In the B2B world, trust isn’t just nice to have — it’s the entire deal. Your client isn’t buying your software because it looks shiny. They’re buying a promise: that your product will help them make better decisions, move faster, and reduce risk. But when your product has AI under the hood, the “trust” conversation gets more complicated.
AI can be brilliant. It can also be biased, unpredictable, and occasionally downright weird. That’s where AI ethics comes in — not as a boring compliance checkbox, but as a competitive advantage. If you get AI ethics right, you don’t just avoid PR disasters; you build loyalty, credibility, and long-term growth.
Let’s unpack what that actually means for B2B software companies.
1. The Stakes Are Higher in B2B AI
Consumer AI can get away with a few mistakes. If a music app recommends you the wrong playlist, you shrug. But in B2B? A faulty AI suggestion could cost millions, damage reputations, or trigger legal trouble.
Think about it:
- An AI that miscalculates loan risk could cause financial losses.
- A recruitment platform that’s biased could land a client in court.
- A supply chain optimizer that “forgets” to account for ethical sourcing could spark a PR nightmare.
When you’re dealing with enterprise clients, responsibility is baked into the product. If you haven’t thought about AI ethics before launch, you’re already behind.
2. Ethics Isn’t Just Compliance — It’s Design
A lot of companies treat AI ethics as a legal department problem. “Let’s make sure the lawyers are happy and call it a day.” That’s a dangerous shortcut.
Responsible AI needs to be designed in from the start:
- Bias Auditing: Continuously check datasets and algorithms for bias. Don’t assume “neutral data” exists — it doesn’t.
- Transparency Features: Let users see why the AI made a recommendation. Even a short “reasoning trace” can help.

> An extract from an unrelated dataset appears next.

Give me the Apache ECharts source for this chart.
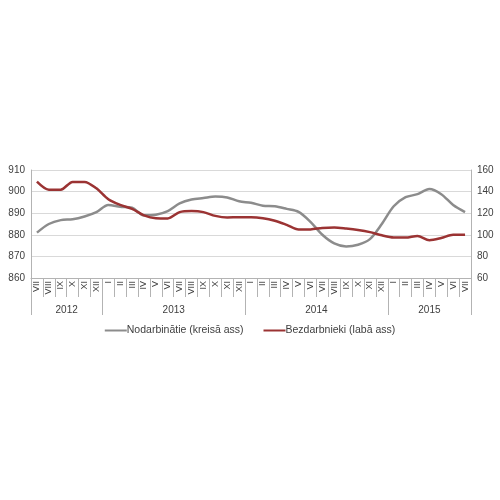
<!DOCTYPE html>
<html>
<head>
<meta charset="utf-8">
<script src="https://cdn.jsdelivr.net/npm/echarts@6/dist/echarts.min.js"></script>
<style>
  html, body { margin: 0; padding: 0; background: #fff; }
  #chart { width: 500px; height: 500px; }
</style>
</head>
<body>
<div id="chart"></div>
<script>
// months VII 2012 .. VII 2015
var months = [
  "VII", "VIII", "IX", "X", "XI", "XII",
  "I", "II", "III", "IV", "V", "VI", "VII", "VIII", "IX", "X", "XI", "XII",
  "I", "II", "III", "IV", "V", "VI", "VII", "VIII", "IX", "X", "XI", "XII",
  "I", "II", "III", "IV", "V", "VI", "VII"
];
var years = ["2012", "2013", "2014", "2015"];
var yearBounds = [0, 6, 18, 30, 37];
var yearCenters = [3, 12, 24, 33.5];

// employed, thousands (left axis)
var employed = [
  881, 885, 886.8, 887.2, 888.5, 890.5,
  893.8, 893, 892.5, 889, 889.3, 891, 894.5, 896.3, 897, 897.7, 897.3, 895.5,
  894.8, 893.5, 893.2, 892, 890.6, 886, 880, 876, 874.6, 875.4, 878, 885,
  893.2, 897.4, 898.8, 901.2, 898.8, 893.8, 890.5
];
// unemployed, thousands (right axis)
var unemployed = [
  149.2, 141.8, 141.8, 149, 149, 143,
  133, 127.7, 124, 118, 115.4, 115.2, 121, 122, 121, 117.5, 116, 116.3,
  116.3, 115.4, 113, 109.2, 105, 105, 106.4, 106.7, 105.8, 104.5, 102.5, 99.5,
  97.5, 97.4, 99, 95, 97, 100, 100
];

var axisGray = "#b3b3b3";
var textColor = "#404040";

var chart = echarts.init(document.getElementById("chart"));
chart.setOption({
  animation: false,
  textStyle: { fontFamily: "Liberation Sans, Arial, sans-serif" },
  grid: { left: 31, right: 29, top: 170, bottom: 222 },
  legend: {
    top: 320,
    left: "center",
    itemWidth: 22,
    itemHeight: 2,
    itemGap: 20,
    icon: "rect",
    textStyle: { fontSize: 10.5, color: textColor, padding: [0, 0, 0, -5] },
    data: ["Nodarbinātie (kreisā ass)", "Bezdarbnieki (labā ass)"]
  },
  xAxis: [
    {
      type: "category",
      data: months,
      boundaryGap: true,
      axisLine: { lineStyle: { color: axisGray } },
      axisTick: { show: true, interval: 0, length: 19, lineStyle: { color: axisGray, width: 1 } },
      axisLabel: { interval: 0, rotate: 90, fontSize: 9, color: textColor, margin: 3 }
    },
    {
      type: "value",
      position: "bottom",
      min: 0,
      max: 37,
      splitLine: { show: false },
      axisLine: { show: false },
      axisTick: { show: true, length: 37, customValues: yearBounds, lineStyle: { color: axisGray } },
      axisLabel: {
        customValues: yearCenters,
        margin: 27,
        fontSize: 10,
        color: textColor,
        formatter: function (v) { return years[yearCenters.indexOf(v)]; }
      }
    }
  ],
  yAxis: [
    {
      type: "value",
      min: 860,
      max: 910,
      interval: 10,
      axisLine: { show: true, lineStyle: { color: axisGray } },
      axisTick: { show: false },
      axisLabel: { fontSize: 10, color: textColor, margin: 6 },
      splitLine: { lineStyle: { color: "#d9d9d9" } }
    },
    {
      type: "value",
      min: 60,
      max: 160,
      interval: 20,
      axisLine: { show: true, lineStyle: { color: axisGray } },
      axisTick: { show: false },
      axisLabel: { fontSize: 10, color: textColor, margin: 6 },
      splitLine: { show: false }
    }
  ],
  series: [
    {
      name: "Nodarbinātie (kreisā ass)",
      type: "line",
      xAxisIndex: 0,
      yAxisIndex: 0,
      data: employed,
      smooth: 0.3,
      symbol: "none",
      itemStyle: { color: "#8c8c8c" },
      lineStyle: { color: "#8c8c8c", width: 2.5 }
    },
    {
      name: "Bezdarbnieki (labā ass)",
      type: "line",
      xAxisIndex: 0,
      yAxisIndex: 1,
      data: unemployed,
      smooth: 0.3,
      symbol: "none",
      itemStyle: { color: "#9b3333" },
      lineStyle: { color: "#9b3333", width: 2.5 }
    }
  ]
});
</script>
</body>
</html>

- Human Oversight: Keep humans in the loop for critical decisions. AI should augment judgment, not replace it entirely.
- Fail-Safes: Build in ways for the system to admit when it’s unsure or when data is incomplete.
If your AI product was a house, ethics would be part of the blueprint — not the paint job.
3. The Trust Equation
In B2B, trust is currency. Here’s the simplified equation:
Trust = Transparency + Reliability + Accountability
- Transparency means your clients know what your AI is doing and why.
- Reliability means it does that thing consistently, across use cases and contexts.
- Accountability means that if something goes wrong, you take ownership — not hide behind “the algorithm.”
If you nail all three, you turn AI from a “black box” into a trusted partner.
4. Practical Steps for Building Ethical AI in B2B
Let’s move beyond theory. Here’s how to turn AI ethics into action:
a. Start with Clear Ethical Guidelines
Don’t just copy-paste some generic principles from the internet. Work with your team to define your stance on fairness, privacy, explainability, and risk tolerance.
b. Train Teams, Not Just Models
Ethical AI isn’t only about the tech. Your data scientists, engineers, salespeople, and support teams should all understand the basics of AI ethics and how it applies to your product.
c. Build an Audit Trail
Your AI decisions should be traceable. If a client asks, “Why did the AI make this call?” you should have a clear answer backed by data and logic.
d. Give Clients Control
Where possible, let clients adjust AI settings — from confidence thresholds to which datasets are included in training. More control means more trust.
e. Test for the Edge Cases
Don’t just train your AI for the ideal scenario. Stress-test it for the weird, messy, real-world inputs your clients will inevitably throw at it.
5. Communicating Ethics Without the Snooze Factor
Talking about AI ethics can make eyes glaze over. But here’s the thing: your clients do care — they just don’t want a 40-page policy document.
Instead:
- Use real examples of how you’ve avoided bias or improved accuracy.
- Share case studies where transparency saved the day.
- Turn your ethics into a selling point, not fine print.
If your competitor is saying “our AI is accurate” and you’re saying “our AI is accurate and accountable,” you win.
6. The Competitive Edge
Responsible AI isn’t just about avoiding lawsuits — it’s a growth strategy. Companies are becoming picky about the tools they integrate. Procurement teams are asking tougher questions about ethics, bias, and explainability.
When your answers are confident and backed by proof, you instantly stand out. Over time, you become the “safe bet” in the market — the vendor people recommend because they know you won’t put them at risk.
7. The Bottom Line
AI ethics in B2B software isn’t optional. It’s the foundation for trust, and trust is the foundation for sales, renewals, and long-term partnerships.
Responsible AI means:
- Designing with ethics from day one.
- Building transparency and accountability into every feature.
- Communicating your principles in ways that resonate with real clients.
The companies that get this right won’t just keep regulators happy — they’ll lead the market.
Because in the end, your AI isn’t just solving problems. It’s representing your brand. And if your clients trust your AI, they trust you.